Читаем От слов к телу полностью

По Миллионной пронеслась [про]летка, ротмистр Кржижановский с Юдифью Джорджоне, сбежавшей от евнухов Эрмитажа, с той самой девушкой, которая назначила свиданье Парноку (II, 573).

Связи, эксплицированные в «Феодосии», в «Египетской марке» уходят в подтекст. В отличие от собственно мандельштамовской ассоциации между Феодосией и Флоренцией, уподобление Петербурга Венеции представляет собой еще одно общее место, однако в окончательном тексте повести его нет[414]. В отличие от Мазесы, Парнок не художник; с Джорджоне его сближает не основная профессия, а полупрофессиональное увлечение музыкой

[415]. Прямое уподобление Мазеса = Леонардо
заменяется, как и в случае Феодосии, тождеством высшего порядка, основанным на общности судеб.

В конце XIX — начале XX в. судьба Джорджоне и его наследия прочно ассоциировалась с темами утраты и развоплощения, проходящими лейтмотивом через весь текст «Египетской марки»[416]. Жизнь и труды венецианского художника скудно документированы: на недостаток сведений о нем жаловался уже Вазари. Отсутствие точных сведений вкупе с большим спросом породили массу ложных атрибуций: когда в последней трети XIX в. новое искусствоведение занялось их верификацией, результаты были ошеломляющими: из сотни картин, приписанных к тому времени Джорджоне, девять десятых были переатрибутированы художникам, испытавшим на себе его влияние; признанные шедевры «ушли» к его ученикам, Тициану и Себастьяну дель Пьомбо. В спорах вокруг наследия Джорджоне сформировалось две крайних точки зрения: пуристы были близки к тому, чтобы объявить художника «фигурой фикции»; поклонники подчеркивали силу его влияния на венецианское Возрождение. Двойственный ореол, окруживший в итоге эту фигуру, выразительно обрисован в романе Д’Аннунцио «Пламя»:

Он представляется мне скорее мифом, нежели живым человеком. Никакой другой поэт на земле не имел судьбу, равную его судьбе. О нем ничего не известно; иные даже отрицают его существование. Его имя не начертано ни на одном произведении; иные не приписывают ему ни одного несомненного творения. И тем не менее все венецианское искусство как бы зажжено его откровением…[417]
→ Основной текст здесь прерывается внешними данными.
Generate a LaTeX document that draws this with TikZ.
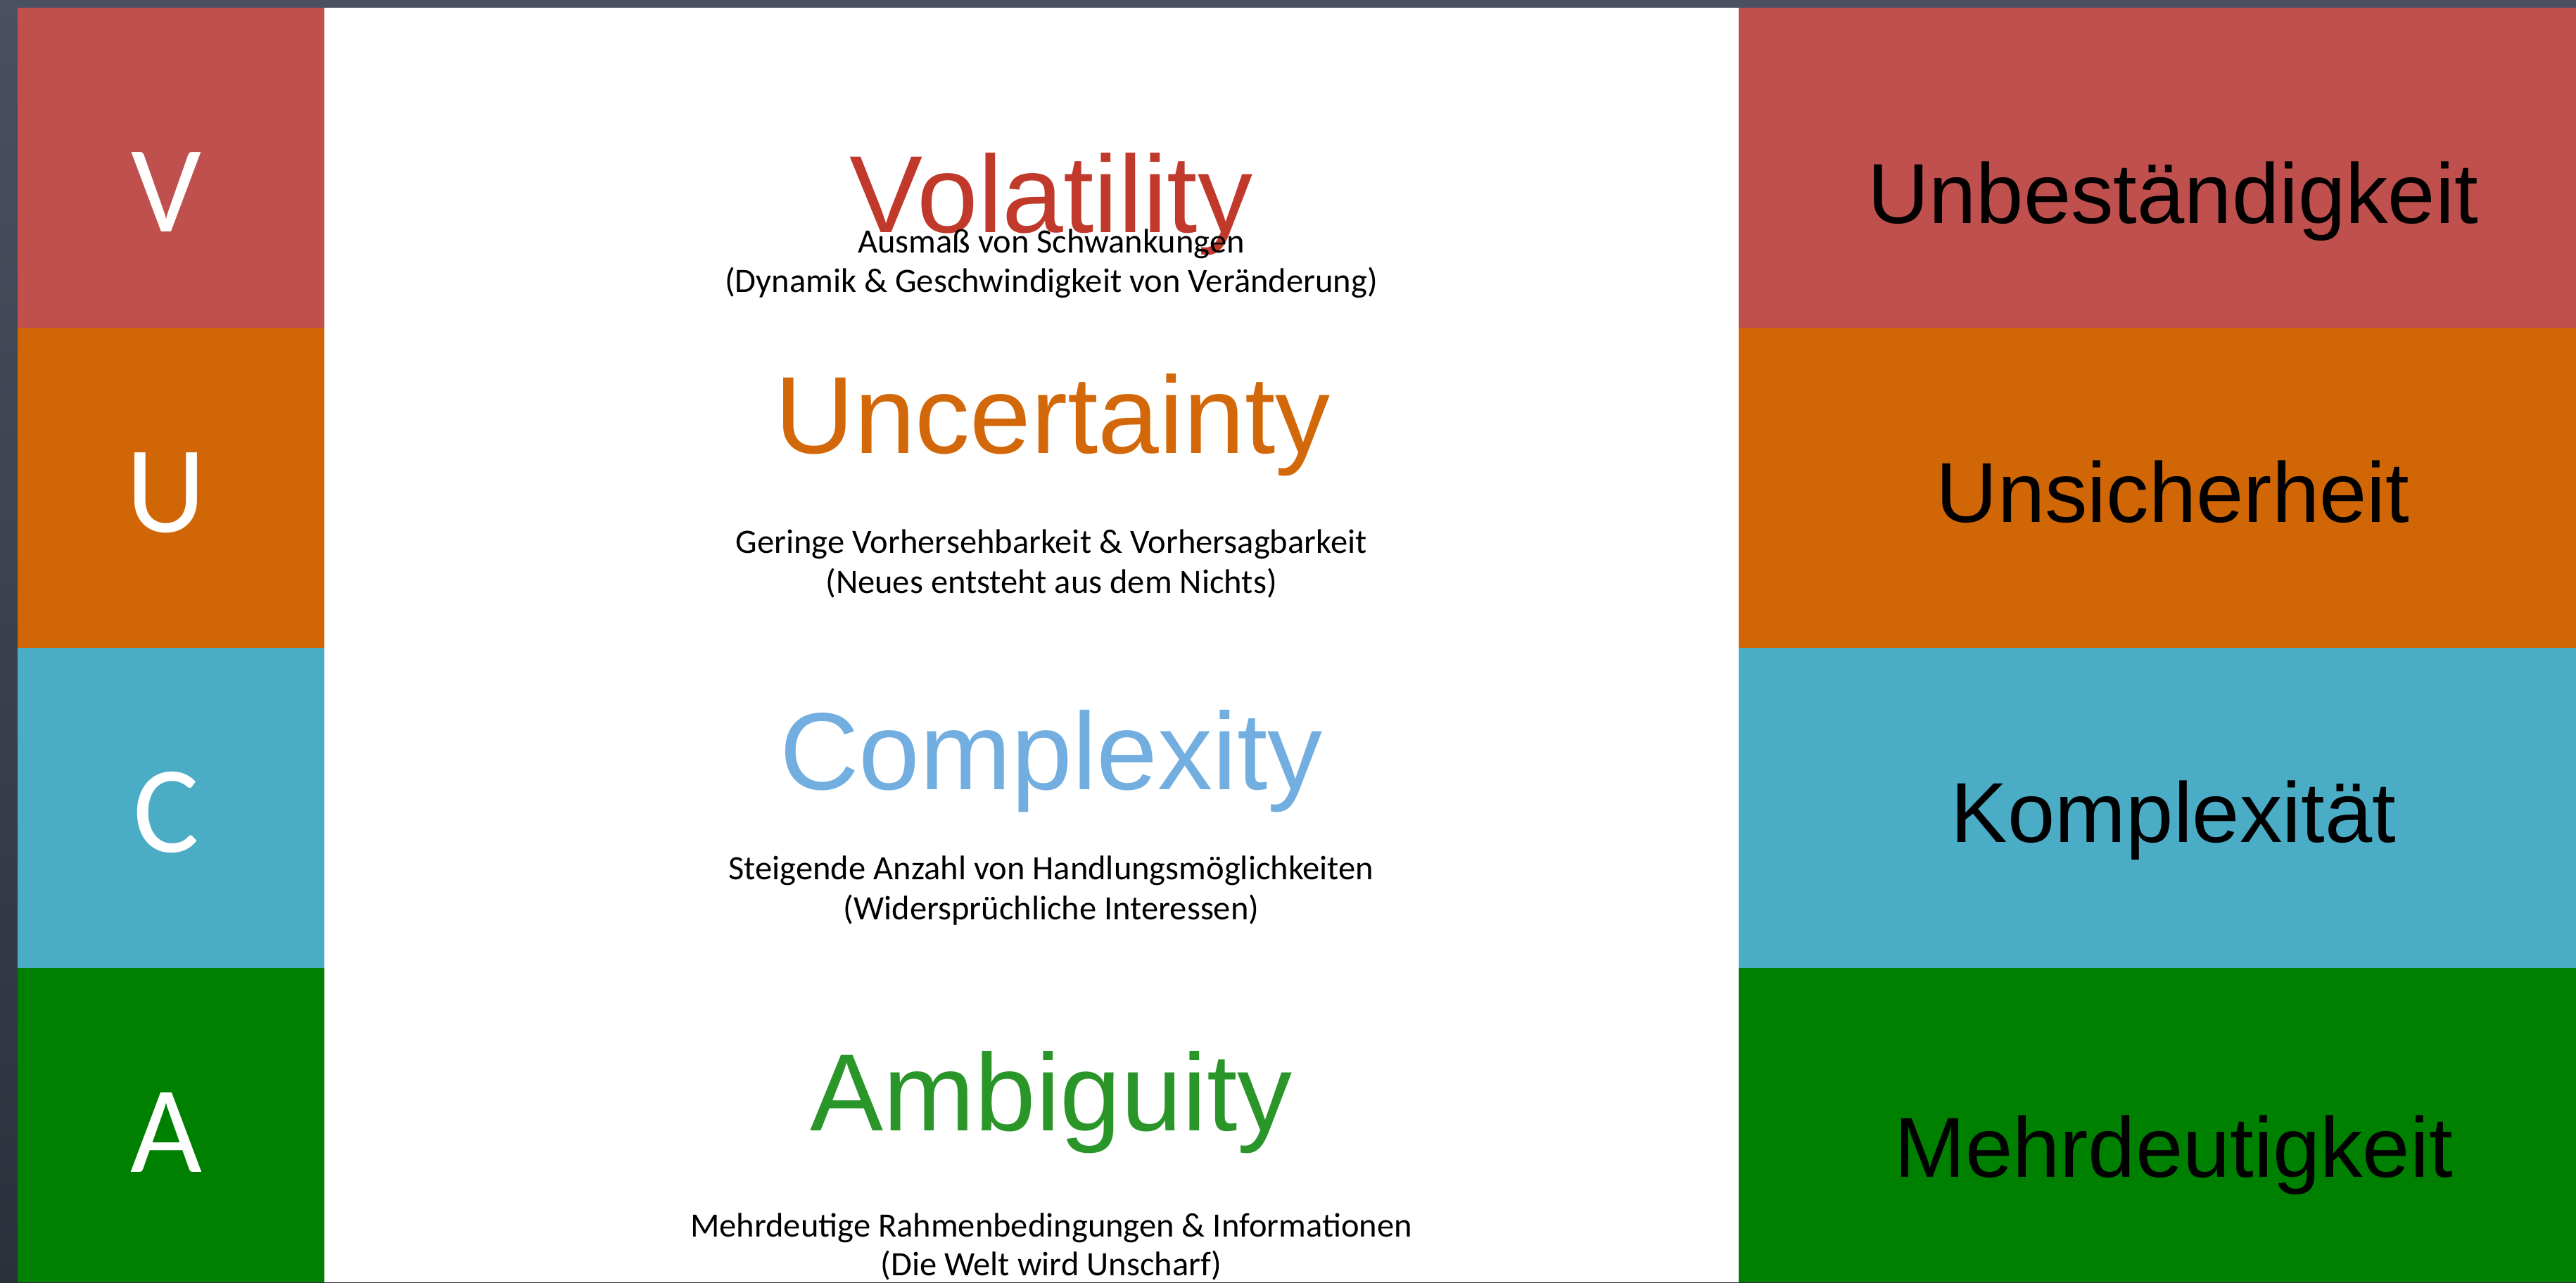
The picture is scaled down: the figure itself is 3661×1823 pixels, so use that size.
\documentclass[tikz,border=0pt]{standalone}
\usepackage{fontspec}
\setmainfont{Carlito}
\newfontfamily\arialfont{Liberation Sans}
\newfontfamily\calfont{Carlito}

\definecolor{slatetop}{HTML}{4B5061}
\definecolor{slatebot}{HTML}{2C303B}
\definecolor{bandV}{HTML}{C0504D}
\definecolor{bandU}{HTML}{D16606}
\definecolor{bandC}{HTML}{4BACC6}
\definecolor{bandA}{HTML}{008000}
\definecolor{titleV}{HTML}{C0392B}
\definecolor{titleU}{HTML}{D3680A}
\definecolor{titleC}{HTML}{72AFE0}
\definecolor{titleA}{HTML}{2A962A}

\tikzset{
  letter/.style={anchor=base, inner sep=0pt, text=white,
    font=\calfont\fontsize{17.6pt}{21pt}\selectfont},
  title/.style={anchor=base, inner sep=0pt,
    font=\arialfont\fontsize{15.6pt}{18pt}\selectfont},
  german/.style={anchor=base, inner sep=0pt, text=black,
    font=\arialfont\fontsize{12.1pt}{14pt}\selectfont},
  subline/.style={anchor=base, inner sep=0pt, text=black,
    font=\calfont\fontsize{4.85pt}{5.8pt}\selectfont},
}

\begin{document}
\begin{tikzpicture}[x=0.1pt, y=-0.1pt]
  \useasboundingbox (0,0) rectangle (3661,1823);

  % slate backdrop
  \shade[top color=slatetop, bottom color=slatebot] (0,0) rectangle (3661,1823);

  % white middle panel
  \fill[white] (461,11) rectangle (2471,1823);

  % coloured bands, left and right
  \fill[bandV] (25,11)   rectangle (461,466);
  \fill[bandU] (25,466)  rectangle (461,921);
  \fill[bandC] (25,921)  rectangle (461,1376);
  \fill[bandA] (25,1376) rectangle (461,1823);
  \fill[bandV] (2471,11)   rectangle (3661,466);
  \fill[bandU] (2471,466)  rectangle (3661,921);
  \fill[bandC] (2471,921)  rectangle (3661,1376);
  \fill[bandA] (2471,1376) rectangle (3661,1823);

  % initials
  \node[letter] (lV) at (236,329)  {V};
  \node[letter] (lU) at (236,756)  {U};
  \node[letter] (lC) at (236,1211) {C};
  \node[letter] (lA) at (236,1666) {A};

  % English terms
  \node[title, text=titleV] (tV) at (1494,330)  {Volatility};
  \node[title, text=titleU] (tU) at (1496,644)  {Uncertainty};
  \node[title, text=titleC] (tC) at (1494,1122) {Complexity};
  \node[title, text=titleA] (tA) at (1494,1607) {Ambiguity};

  % descriptions
  \node[subline] (dV1) at (1494,359)  {Ausmaß von Schwankungen};
  \node[subline] (dV2) at (1494,415)  {(Dynamik \& Geschwindigkeit von Veränderung)};
  \node[subline] (dU1) at (1494,786)  {Geringe Vorhersehbarkeit \& Vorhersagbarkeit};
  \node[subline] (dU2) at (1494,843)  {(Neues entsteht aus dem Nichts)};
  \node[subline] (dC1) at (1494,1250) {Steigende Anzahl von Handlungsmöglichkeiten};
  \node[subline] (dC2) at (1494,1307) {(Widersprüchliche Interessen)};
  \node[subline] (dA1) at (1494,1758) {Mehrdeutige Rahmenbedingungen \& Informationen};
  \node[subline] (dA2) at (1494,1813) {(Die Welt wird Unscharf)};

  % German terms
  \node[german] (gV) at (3088,317)  {Unbeständigkeit};
  \node[german] (gU) at (3088,742)  {Unsicherheit};
  \node[german] (gC) at (3089,1197) {Komplexität};
  \node[german] (gA) at (3089,1673) {Mehrdeutigkeit};
\end{tikzpicture}
\end{document}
Русскому читателю начала XX в. было доступно немало описаний странной судьбы Джорджоне. Первым из них следует упомянуть очерк блестящего английского искусствоведа Вальтера Патера «Школа Джорджоне» (1877; русский перевод: 1912[418]). Обладавший незаурядным писательским даром, Патер сумел так убедительно воссоздать ускользающий облик художника и музыкальную атмосферу его картин, окружив их меланхолической атмосферой утраты, что под обаяние его реконструкции подпали многие поколения знатоков и любителей искусства. А. Н. Бенуа в своей «Истории живописи» (1913) развил трактовку Патера, введя в нее мотив соперничества между хрупким и надмирным Джорджоне и его витальным и переимчивым учеником Тицианом, который сумел заслонить своего учителя-новатора. В «Венецианском эпилоге» к «Образам Италии» (1924)[419] Муратов дополнил взгляд Патера подробным рассказом об основных этапах «деконструкции» наследия Джорджоне.

Таким образом, уже на уровне очевидных культурных коннотаций имя этого художника работало на усиление — выражаясь по-тыняновски — «смысловой атмосферы» текста «Египетской марки».


Читатель, расположенный к разгадке мандельштамовских «умолчаний», способен найти и более тесную связь между судьбами Парнока и Джорджоне. Главной точкой пересечения между ними является «улизнувшая Юдифь». Убрав из окончательного текста сравнение картины с дамой, променявшей Парнока на Кржижановского, Мандельштам создал ощущение смысловой неполноты, провоцирующее к поиску «опущенных звеньев». Из непосредственного контекста повести можно заметить, что прием анимации роднит картину с визиткой, отсылая к очевидным гоголевским подтекстам «Египетской марки», «Шинели» и «Портрету». Имя Юдифь обладает отчетливыми этническими коннотациями, которые дополнительно подчеркнуты перекличкой с фразой: «Память — это больная девушка-еврейка, убегающая ночью тайком от родителей на Николаевский вокзал: не увезет ли кто?» (II, 486). Однако эти объяснения оставляют без ответа резонные вопросы: почему поведение новой Юдифи, покидающей еврея ради «филистимлянина», так разительно отличается от поведения ее библейской предшественницы и при чем тут «евнухи Эрмитажа».